→ **Problem description**:
Pull out each line of the data that includes the word "React".
++++ Supplied data ++++
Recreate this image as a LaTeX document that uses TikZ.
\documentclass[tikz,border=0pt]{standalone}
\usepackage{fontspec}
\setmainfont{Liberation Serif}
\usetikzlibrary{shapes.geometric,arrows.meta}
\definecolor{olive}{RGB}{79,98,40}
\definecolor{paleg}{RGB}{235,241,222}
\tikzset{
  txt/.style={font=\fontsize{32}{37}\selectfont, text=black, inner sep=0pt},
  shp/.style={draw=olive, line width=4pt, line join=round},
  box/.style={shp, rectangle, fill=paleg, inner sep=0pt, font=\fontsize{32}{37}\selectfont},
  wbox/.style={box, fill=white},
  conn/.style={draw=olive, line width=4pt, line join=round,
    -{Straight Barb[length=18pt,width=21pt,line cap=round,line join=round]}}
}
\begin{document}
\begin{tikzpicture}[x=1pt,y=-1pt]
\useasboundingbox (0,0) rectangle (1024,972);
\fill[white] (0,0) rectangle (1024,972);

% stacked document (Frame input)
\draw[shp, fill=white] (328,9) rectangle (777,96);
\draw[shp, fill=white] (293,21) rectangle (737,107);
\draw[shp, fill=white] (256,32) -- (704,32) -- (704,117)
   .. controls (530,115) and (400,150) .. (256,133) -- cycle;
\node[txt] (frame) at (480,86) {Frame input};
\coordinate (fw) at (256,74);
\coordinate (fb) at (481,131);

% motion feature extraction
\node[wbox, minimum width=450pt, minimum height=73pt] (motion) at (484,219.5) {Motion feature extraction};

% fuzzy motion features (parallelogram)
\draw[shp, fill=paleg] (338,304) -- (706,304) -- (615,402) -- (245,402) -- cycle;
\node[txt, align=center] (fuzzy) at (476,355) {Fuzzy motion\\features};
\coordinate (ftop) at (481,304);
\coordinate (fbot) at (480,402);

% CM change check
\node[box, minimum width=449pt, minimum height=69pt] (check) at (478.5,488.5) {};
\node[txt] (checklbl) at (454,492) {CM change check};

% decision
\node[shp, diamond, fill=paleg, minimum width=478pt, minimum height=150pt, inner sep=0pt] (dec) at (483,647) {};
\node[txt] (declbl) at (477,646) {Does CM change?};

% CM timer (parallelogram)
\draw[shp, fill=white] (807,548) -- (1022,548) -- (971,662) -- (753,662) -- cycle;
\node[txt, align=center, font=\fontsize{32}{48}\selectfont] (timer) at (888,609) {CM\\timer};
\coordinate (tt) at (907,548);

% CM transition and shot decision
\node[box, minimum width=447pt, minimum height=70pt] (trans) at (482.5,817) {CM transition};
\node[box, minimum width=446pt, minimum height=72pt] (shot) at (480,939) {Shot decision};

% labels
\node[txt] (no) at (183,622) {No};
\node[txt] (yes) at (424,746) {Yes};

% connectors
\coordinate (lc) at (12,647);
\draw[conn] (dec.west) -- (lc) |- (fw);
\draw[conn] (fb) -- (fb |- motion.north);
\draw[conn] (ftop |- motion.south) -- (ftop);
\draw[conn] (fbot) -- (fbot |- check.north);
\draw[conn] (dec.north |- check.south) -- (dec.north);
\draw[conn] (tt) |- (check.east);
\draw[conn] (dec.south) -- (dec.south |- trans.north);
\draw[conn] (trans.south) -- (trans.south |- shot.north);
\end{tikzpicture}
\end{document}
++++
++++ Supplied data ++++
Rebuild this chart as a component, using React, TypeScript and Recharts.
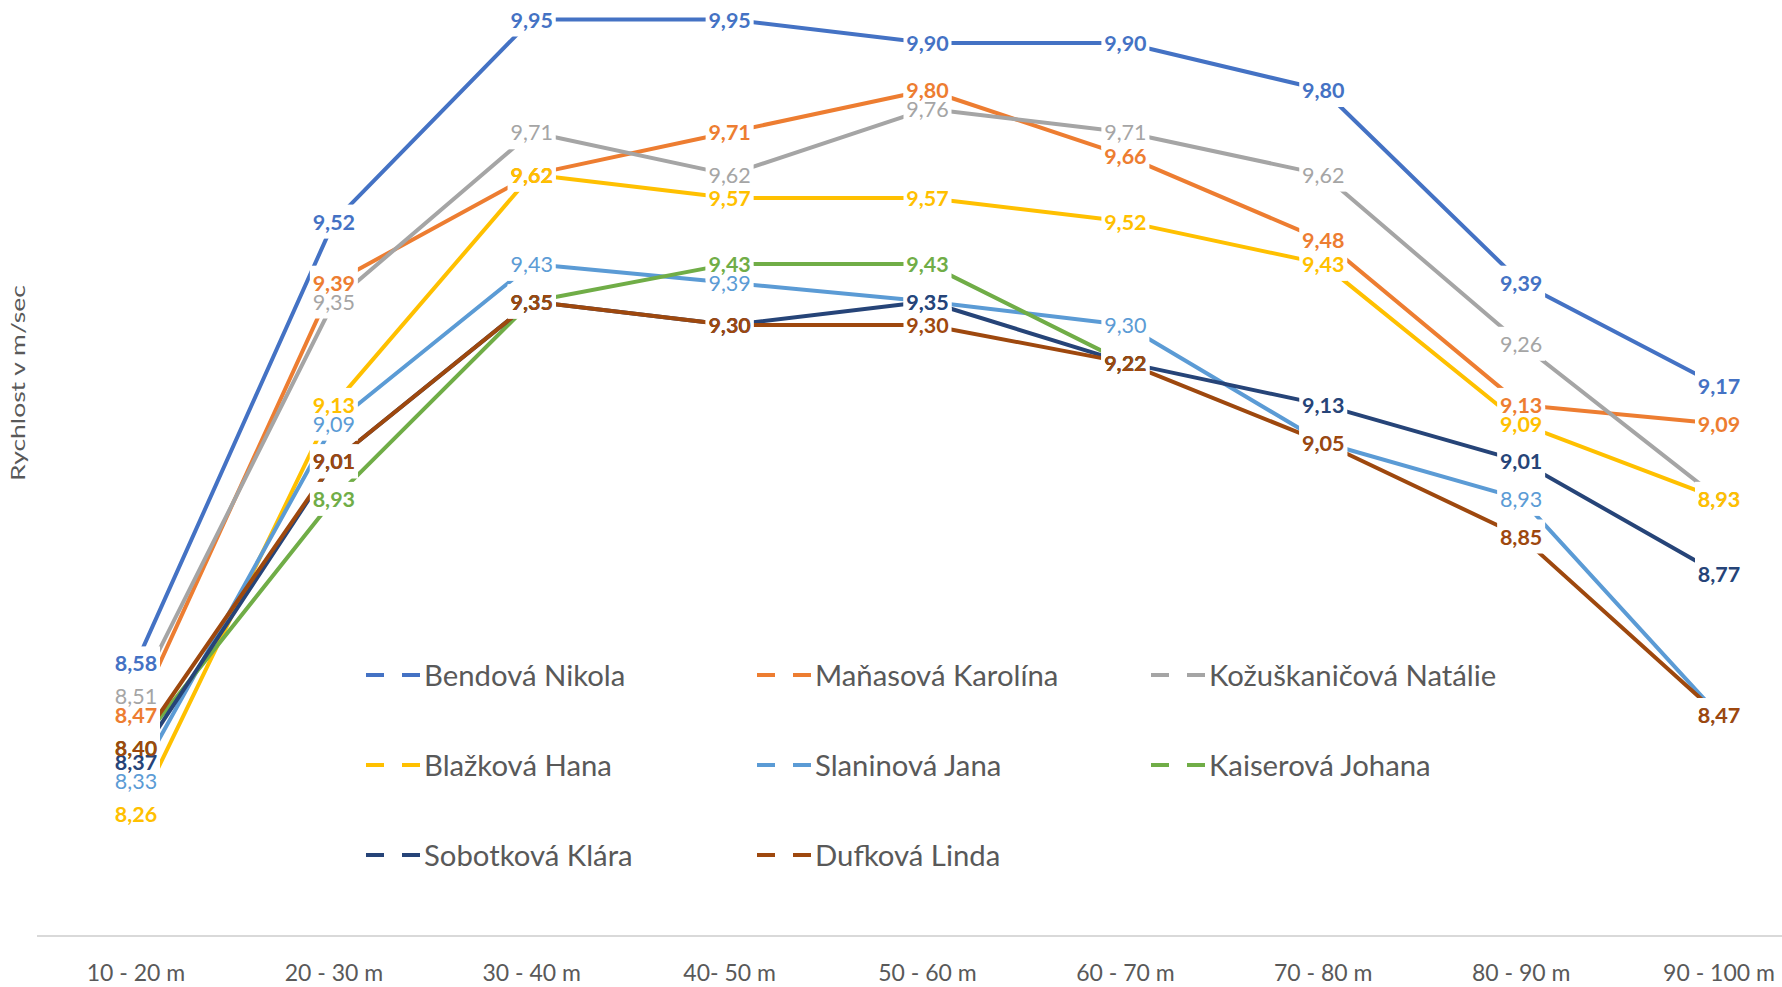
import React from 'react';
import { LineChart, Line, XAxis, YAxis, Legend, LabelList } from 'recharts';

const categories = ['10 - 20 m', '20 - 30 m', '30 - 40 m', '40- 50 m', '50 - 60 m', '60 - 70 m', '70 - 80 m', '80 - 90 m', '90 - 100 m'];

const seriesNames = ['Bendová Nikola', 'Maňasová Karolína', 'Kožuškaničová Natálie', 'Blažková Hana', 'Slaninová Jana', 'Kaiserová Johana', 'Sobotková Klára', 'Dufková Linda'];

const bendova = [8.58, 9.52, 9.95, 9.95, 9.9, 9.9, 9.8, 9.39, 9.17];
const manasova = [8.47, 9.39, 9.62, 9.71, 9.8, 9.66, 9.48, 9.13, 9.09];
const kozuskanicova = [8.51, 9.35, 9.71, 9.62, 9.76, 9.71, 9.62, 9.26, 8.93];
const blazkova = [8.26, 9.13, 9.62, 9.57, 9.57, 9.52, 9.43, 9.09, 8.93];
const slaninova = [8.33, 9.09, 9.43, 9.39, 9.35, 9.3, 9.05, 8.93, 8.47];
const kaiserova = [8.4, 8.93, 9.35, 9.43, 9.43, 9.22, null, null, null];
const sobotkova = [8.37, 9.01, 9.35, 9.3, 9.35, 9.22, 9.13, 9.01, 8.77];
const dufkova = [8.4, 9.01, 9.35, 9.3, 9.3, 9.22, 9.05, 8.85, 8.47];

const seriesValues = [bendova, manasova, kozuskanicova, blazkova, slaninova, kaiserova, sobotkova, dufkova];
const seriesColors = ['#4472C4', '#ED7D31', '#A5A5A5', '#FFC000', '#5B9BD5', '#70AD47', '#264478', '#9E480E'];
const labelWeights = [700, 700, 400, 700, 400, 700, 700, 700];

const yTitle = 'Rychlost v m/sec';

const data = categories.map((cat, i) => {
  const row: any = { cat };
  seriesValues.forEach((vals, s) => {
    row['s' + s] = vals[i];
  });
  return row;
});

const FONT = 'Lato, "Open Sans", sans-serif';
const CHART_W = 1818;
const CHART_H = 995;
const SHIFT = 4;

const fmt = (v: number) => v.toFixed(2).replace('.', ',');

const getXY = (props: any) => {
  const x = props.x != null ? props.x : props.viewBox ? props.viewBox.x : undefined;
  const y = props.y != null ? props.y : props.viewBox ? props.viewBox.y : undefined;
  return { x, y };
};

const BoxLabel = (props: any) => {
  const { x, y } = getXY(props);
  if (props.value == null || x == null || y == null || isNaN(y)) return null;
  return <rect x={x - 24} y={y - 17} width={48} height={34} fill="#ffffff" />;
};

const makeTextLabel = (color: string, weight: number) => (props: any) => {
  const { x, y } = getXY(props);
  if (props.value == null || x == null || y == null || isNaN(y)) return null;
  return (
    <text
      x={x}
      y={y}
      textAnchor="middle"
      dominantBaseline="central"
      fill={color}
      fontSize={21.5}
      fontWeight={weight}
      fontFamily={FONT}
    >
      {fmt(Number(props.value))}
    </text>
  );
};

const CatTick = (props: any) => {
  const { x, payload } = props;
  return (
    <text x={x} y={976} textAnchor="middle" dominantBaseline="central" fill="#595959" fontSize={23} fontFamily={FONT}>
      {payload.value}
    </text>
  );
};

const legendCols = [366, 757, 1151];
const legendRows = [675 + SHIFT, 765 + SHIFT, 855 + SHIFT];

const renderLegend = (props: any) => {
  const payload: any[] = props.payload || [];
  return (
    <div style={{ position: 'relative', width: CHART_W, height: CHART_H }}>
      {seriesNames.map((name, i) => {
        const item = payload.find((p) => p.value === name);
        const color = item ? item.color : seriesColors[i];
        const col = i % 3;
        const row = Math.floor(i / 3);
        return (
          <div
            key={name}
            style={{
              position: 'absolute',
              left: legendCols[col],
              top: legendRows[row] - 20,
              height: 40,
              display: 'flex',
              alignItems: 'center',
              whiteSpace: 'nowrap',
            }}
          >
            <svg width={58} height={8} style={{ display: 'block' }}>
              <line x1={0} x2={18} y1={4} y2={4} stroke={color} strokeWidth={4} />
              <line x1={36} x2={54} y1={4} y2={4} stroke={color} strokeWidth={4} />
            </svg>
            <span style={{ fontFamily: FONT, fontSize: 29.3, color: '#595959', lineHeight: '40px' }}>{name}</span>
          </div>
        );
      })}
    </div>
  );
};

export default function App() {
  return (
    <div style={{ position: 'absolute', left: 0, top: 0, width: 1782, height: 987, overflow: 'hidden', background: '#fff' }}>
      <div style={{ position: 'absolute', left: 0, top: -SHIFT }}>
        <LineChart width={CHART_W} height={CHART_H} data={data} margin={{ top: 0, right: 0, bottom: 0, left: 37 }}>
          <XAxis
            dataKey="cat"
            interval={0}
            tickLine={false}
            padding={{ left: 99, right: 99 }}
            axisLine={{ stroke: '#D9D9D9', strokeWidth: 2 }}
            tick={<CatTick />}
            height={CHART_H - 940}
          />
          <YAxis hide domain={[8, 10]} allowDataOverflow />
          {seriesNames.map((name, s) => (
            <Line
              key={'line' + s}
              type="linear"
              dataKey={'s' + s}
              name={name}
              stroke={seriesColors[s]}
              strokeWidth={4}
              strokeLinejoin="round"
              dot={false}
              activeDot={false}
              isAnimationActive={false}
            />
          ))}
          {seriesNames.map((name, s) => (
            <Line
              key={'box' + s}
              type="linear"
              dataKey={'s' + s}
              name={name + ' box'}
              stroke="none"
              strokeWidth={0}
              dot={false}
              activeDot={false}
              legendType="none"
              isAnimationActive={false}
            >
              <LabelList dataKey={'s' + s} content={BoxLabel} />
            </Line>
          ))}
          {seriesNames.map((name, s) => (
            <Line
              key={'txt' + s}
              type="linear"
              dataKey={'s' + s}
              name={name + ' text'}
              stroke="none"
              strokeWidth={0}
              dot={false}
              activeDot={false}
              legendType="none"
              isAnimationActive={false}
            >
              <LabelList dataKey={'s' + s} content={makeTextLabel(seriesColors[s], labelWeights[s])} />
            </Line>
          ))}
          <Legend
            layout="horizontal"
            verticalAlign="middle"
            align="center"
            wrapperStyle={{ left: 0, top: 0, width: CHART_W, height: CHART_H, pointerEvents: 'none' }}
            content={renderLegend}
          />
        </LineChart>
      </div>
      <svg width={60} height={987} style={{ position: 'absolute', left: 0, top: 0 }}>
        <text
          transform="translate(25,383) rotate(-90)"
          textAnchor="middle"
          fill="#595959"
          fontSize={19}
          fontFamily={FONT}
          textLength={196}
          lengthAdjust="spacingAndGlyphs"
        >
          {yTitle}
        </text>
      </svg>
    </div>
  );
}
++++
→ **Task response**:
Rebuild this chart as a component, using React, TypeScript and Recharts.
import React from 'react';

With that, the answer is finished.